Be sure to turn them off whenever those things that are plugged in are not in use. Invest in powerboards, which will make it easier to manage the power flow for multiple devices with a single flick of a switch.
Be Kitchen Smart
Use alternative smaller appliances over your oven wherever possible such as toasters and even mini countertop ovens. Also check the door seals on your main oven to ensure it is shutting properly when in use and replace if necessary to help keep the heat inside and save on power.
When it comes to having your daily coffee fix, opt for a basic French press over a machine that uses coffee pods to cut back on single-serve plastic that remains for the most part too small to recycle. It will also save on picking up cafe-bought coffees in paper cups and more plastic in the lids.

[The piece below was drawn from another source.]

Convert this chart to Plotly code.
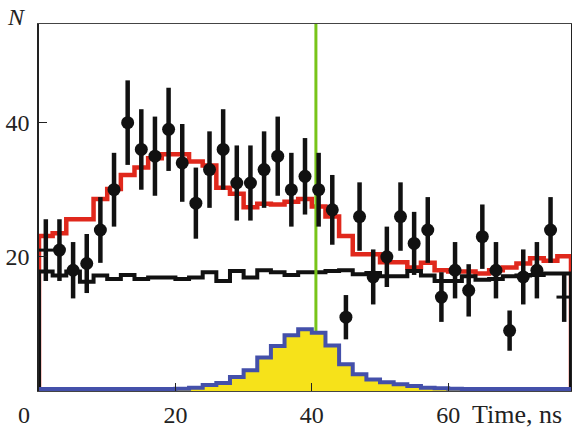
import plotly.graph_objects as go

# ---- data ----
bin_edges = [0, 2, 4, 6, 8, 10, 12, 14, 16, 18, 20, 22, 24, 26, 28, 30, 32, 34, 36, 38,
             40, 42, 44, 46, 48, 50, 52, 54, 56, 58, 60, 62, 64, 66, 68, 70, 72, 74, 76, 78]

red_total = [23.1, 23.5, 25.6, 25.6, 28.6, 30.1, 32.2, 33.3, 34.7, 35.3,
             35.3, 34.2, 33.6, 30.3, 29.4, 27.4, 27.9, 27.8, 28.2, 28.6,
             27.5, 26.0, 23.1, 20.4, 20.4, 19.2, 19.2, 18.4, 19.1, 18.0,
             17.8, 17.8, 17.5, 18.0, 18.4, 19.0, 19.8, 19.4, 20.1]

black_bg = [17.8, 17.2, 17.8, 16.3, 17.2, 16.7, 17.3, 16.7, 16.9, 16.9,
            16.7, 16.9, 17.7, 16.4, 17.9, 16.9, 18.0, 17.7, 17.3, 17.7,
            17.7, 17.9, 18.0, 17.4, 17.6, 17.1, 17.1, 17.9, 17.2, 16.4,
            16.4, 17.1, 16.6, 16.7, 17.1, 17.2, 17.3, 17.5, 17.5]

signal = [0.3, 0.3, 0.3, 0.3, 0.3, 0.3, 0.3, 0.3, 0.3, 0.3,
          0.35, 0.5, 0.9, 1.2, 2.1, 3.1, 5.0, 6.7, 8.3, 9.2,
          8.7, 6.8, 4.0, 2.5, 1.7, 1.3, 1.0, 0.75, 0.5, 0.4,
          0.35, 0.3, 0.3, 0.3, 0.3, 0.3, 0.3, 0.3, 0.3]

pt_x = [1, 3, 5, 7, 9, 11, 13, 15, 17, 19, 21, 23, 25, 27, 29, 31, 33, 35, 37, 39,
        41, 43, 45, 47, 49, 51, 53, 55, 57, 59, 61, 63, 65, 67, 69, 71, 73, 75, 77]
pt_n = [21, 21, 18, 19, 24, 30, 40, 36, 35, 39, 34, 28, 33, 36, 31, 31, 33, 35, 30, 32,
        30, 27, 11, 26, 17, 20, 26, 22, 24, 14, 18, 15, 23, 18, 9, 17, 18, 24, 14]
pt_err = [4.6, 4.6, 4.2, 4.4, 4.9, 5.5, 6.3, 6.0, 5.9, 6.2, 5.8, 5.3, 5.7, 6.0, 5.6, 5.6,
          5.7, 5.9, 5.5, 5.7, 5.5, 5.2, 3.3, 5.1, 4.1, 4.5, 5.1, 4.7, 4.9, 3.7, 4.2, 3.9,
          4.8, 4.2, 3.0, 4.1, 4.2, 4.9, 3.7]

green_x = 40.6
green_y = [8.9, 54.7]

x_ticks = [20, 40, 60]
y_ticks = [20, 40]

X_RANGE = [0, 78]
Y_RANGE = [0, 54.7]


def step(vals):
    xs = [bin_edges[0]] + bin_edges[:-1] + [bin_edges[-1], bin_edges[-1]]
    ys = [0] + list(vals) + [vals[-1], 0]
    return xs, ys


fig = go.Figure()

rx, ry = step(red_total)
fig.add_trace(go.Scatter(x=rx, y=ry, mode='lines', line=dict(color='#e0281c', width=4.5, shape='hv'),
                         hoverinfo='skip'))

bx, by = step(black_bg)
fig.add_trace(go.Scatter(x=bx, y=by, mode='lines', line=dict(color='#111111', width=4, shape='hv'),
                         hoverinfo='skip'))

fig.add_trace(go.Scatter(x=[green_x, green_x], y=green_y, mode='lines',
                         line=dict(color='#78c41a', width=3), hoverinfo='skip'))

sx, sy = step(signal)
fig.add_trace(go.Scatter(x=sx, y=sy, mode='lines', fill='tozeroy', fillcolor='#f6e21a',
                         line=dict(color='#4450aa', width=4, shape='hv'), hoverinfo='skip'))

# main data points
fig.add_trace(go.Scatter(
    x=pt_x[1:-1], y=pt_n[1:-1], mode='markers',
    marker=dict(size=13, color='#111111'),
    error_y=dict(type='data', array=pt_err[1:-1], thickness=4.5, width=0, color='#111111'),
    cliponaxis=False, hoverinfo='skip'))

# edge points (drawn without circle)
fig.add_trace(go.Scatter(
    x=[pt_x[0], pt_x[-1]], y=[pt_n[0], pt_n[-1]], mode='markers',
    marker=dict(symbol='line-ew', size=11, color='#111111', line=dict(color='#111111', width=3)),
    error_y=dict(type='data', array=[pt_err[0], pt_err[-1]], thickness=4.5, width=0, color='#111111'),
    cliponaxis=False, hoverinfo='skip'))

SERIF = 'Liberation Serif'
font_main = dict(family=SERIF, size=24, color='#222222')

fig.update_layout(
    width=572, height=434,
    margin=dict(l=39, r=1, t=24, b=43, autoexpand=False),
    paper_bgcolor='white', plot_bgcolor='white',
    showlegend=False,
    font=font_main,
    xaxis=dict(range=X_RANGE, tickvals=x_ticks, ticktext=[str(v) for v in x_ticks],
               ticks='inside', ticklen=8, tickcolor='#222', tickwidth=1,
               showgrid=False, zeroline=False, showline=True, linecolor='#444', linewidth=1,
               mirror=True, tickfont=font_main, ticklabelstandoff=2, automargin=False),
    yaxis=dict(range=Y_RANGE, tickvals=y_ticks, ticktext=[str(v) for v in y_ticks],
               ticks='inside', ticklen=8, tickcolor='#222', tickwidth=1,
               showgrid=False, zeroline=False, showline=True, linecolor='#222', linewidth=1.5,
               mirror=True, tickfont=font_main, ticklabelstandoff=3, automargin=False),
    annotations=[
        dict(text='0', x=-0.028, xref='paper', y=-0.065, yref='paper', showarrow=False,
             xanchor='center', yanchor='middle', font=font_main),
        dict(text='Time, ns', x=0.899, xref='paper', y=-0.065, yref='paper', showarrow=False,
             xanchor='center', yanchor='middle', font=dict(family=SERIF, size=26, color='#222222')),
        dict(text='<i>N</i>', x=-0.043, xref='paper', y=1.02, yref='paper', showarrow=False,
             xanchor='center', yanchor='middle', font=font_main),
    ],
)

fig.write_html('out.html', config={'displayModeBar': False},
               post_script="document.body.style.margin='0px';document.body.style.padding='0px';")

Clean Your Fridge Coils and Adjust Your Refrigerator and Freezer Temperatures
Your fridge and freezer can be the two biggest energy-sappin appliances in your home. Keep your freezer between -15 to -18 degrees Celsius and your fridge between two to four degrees Celsius. Avoid filling them to the brim and make sure the doors aren’t left open for more than a few seconds. Cleaning your refrigerator coils at the back will also help to minimise the energy it uses; if they are covered in dirt or dust, your refrigerator will require more energy to cool its contents and can eventually break down.

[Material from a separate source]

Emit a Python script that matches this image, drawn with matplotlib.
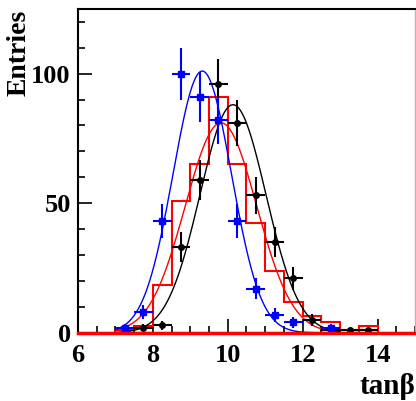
import numpy as np
import matplotlib
matplotlib.use("Agg")
import matplotlib.pyplot as plt
from matplotlib.ticker import MultipleLocator

plt.rcParams['font.family'] = ['Liberation Serif', 'DejaVu Serif']
plt.rcParams['font.weight'] = 'bold'

# bin centres (width 0.5) for the two point samples
blue_x = [7.25, 7.75, 8.25, 8.75, 9.25, 9.75, 10.25, 10.75, 11.25, 11.75, 12.75]
blue_y = [2, 8, 43, 100, 91, 82, 43, 17, 7, 4, 2]

black_x = [7.75, 8.25, 8.75, 9.25, 9.75, 10.25, 10.75, 11.25, 11.75, 12.25, 12.75, 13.25, 13.75]
black_y = [2, 3, 33, 59, 96, 81, 53, 35, 21, 5, 1, 1, 1]

# red reference histogram
red_edges = [7.0, 7.5, 8.0, 8.5, 9.0, 9.5, 10.0, 10.5, 11.0, 11.5, 12.0, 12.5, 13.0, 13.5, 14.0]
red_counts = [1, 2.5, 18.5, 51, 65, 91, 65, 42.5, 24, 12, 6.5, 4.2, 0, 2.5]

# gaussian fit parameters: (amplitude, mean, sigma)
blue_fit = (101, 9.32, 0.78)
black_fit = (88, 10.14, 0.88)
red_fit = (81, 9.82, 0.95)
fit_range = (7.0, 13.0)


def gaus(x, amp, mean, sigma):
    return amp * np.exp(-0.5 * ((x - mean) / sigma) ** 2)


fig = plt.figure(figsize=(4.16, 4.01), dpi=100)
ax = fig.add_axes([0.187, 0.170, 0.811, 0.808])

xf = np.linspace(fit_range[0], fit_range[1], 400)

ax.stairs(red_counts, red_edges, color='red', lw=1.5, zorder=3)
ax.plot(xf, gaus(xf, *red_fit), color='red', lw=1.0, zorder=3)
ax.plot(xf, gaus(xf, *black_fit), color='black', lw=1.0, zorder=4)
ax.plot(xf, gaus(xf, *blue_fit), color='blue', lw=1.0, zorder=4)

ax.errorbar(black_x, black_y, yerr=np.sqrt(black_y), xerr=0.25, fmt='o',
            color='black', ms=4, lw=1.5, capsize=0, zorder=5)
ax.errorbar(blue_x, blue_y, yerr=np.sqrt(blue_y), xerr=0.25, fmt='s',
            color='blue', ms=5, lw=1.5, capsize=0, zorder=5)

ax.axhline(0, color='red', lw=2.5, zorder=6, clip_on=False)

ax.set_xlim(6, 15)
ax.set_ylim(0, 125)
ax.xaxis.set_major_locator(MultipleLocator(2))
ax.xaxis.set_minor_locator(MultipleLocator(0.5))
ax.yaxis.set_major_locator(MultipleLocator(50))
ax.yaxis.set_minor_locator(MultipleLocator(10))
ax.tick_params(which='both', direction='in', top=False, right=False,
               labelsize=19, width=1.2)
ax.tick_params(which='major', length=10, pad=5)
ax.tick_params(axis='x', which='major', pad=8)
ax.tick_params(which='minor', length=5)
for lab in ax.get_xticklabels() + ax.get_yticklabels():
    lab.set_fontweight('bold')

for side in ('left', 'top', 'bottom'):
    ax.spines[side].set_linewidth(1.5)
ax.spines['right'].set_color('#ff9999')
ax.spines['right'].set_linewidth(1.0)

fig.text(0.045, 0.975, 'Entries', rotation=90, ha='center', va='top',
         fontsize=20, fontweight='bold')
fig.text(0.998, 0.037, 'tan\u03b2', ha='right', va='center',
         fontsize=21, fontweight='bold')

fig.savefig('out.png', dpi=100)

Upgrade to a Smart Thermostat
Heating and cooling in your home makes up the bulk of your power bill. The installation of a handy energy-conserving smart thermostat will help to cut down on wasted heating and cooling to make your home more energy-efficient.
Shop Vintage or DIY
Consider going vintage the next time you want to upgrade on a piece of furniture. Not only can the right vintage or upcycled furniture piece add a tonne of character to your home, it can also mean one less item that potentially ends up going to landfill.
Check for Water Leaks
Check all of your water points including the toilet tank, washing machine, dish washer, hot water cylinder, hose connection points and water sprinkler systems, all of your faucets and shower heads for sneaky leaks to prevent waste and water damage. Keep an eye out for a drop in water pressure and monitor your water bill for any significant changes that might indicate a pesky leak somewhere.
Use All-Natural Cleaning Products
Opt for 100% natural cleaning products over ones formulated with harsh chemicals that are bad for your health and the environment. You can easily make your own natural cleaner using ingredients such as white vinegar, baking soda or castile soap, which are better at breaking down safely in the environment.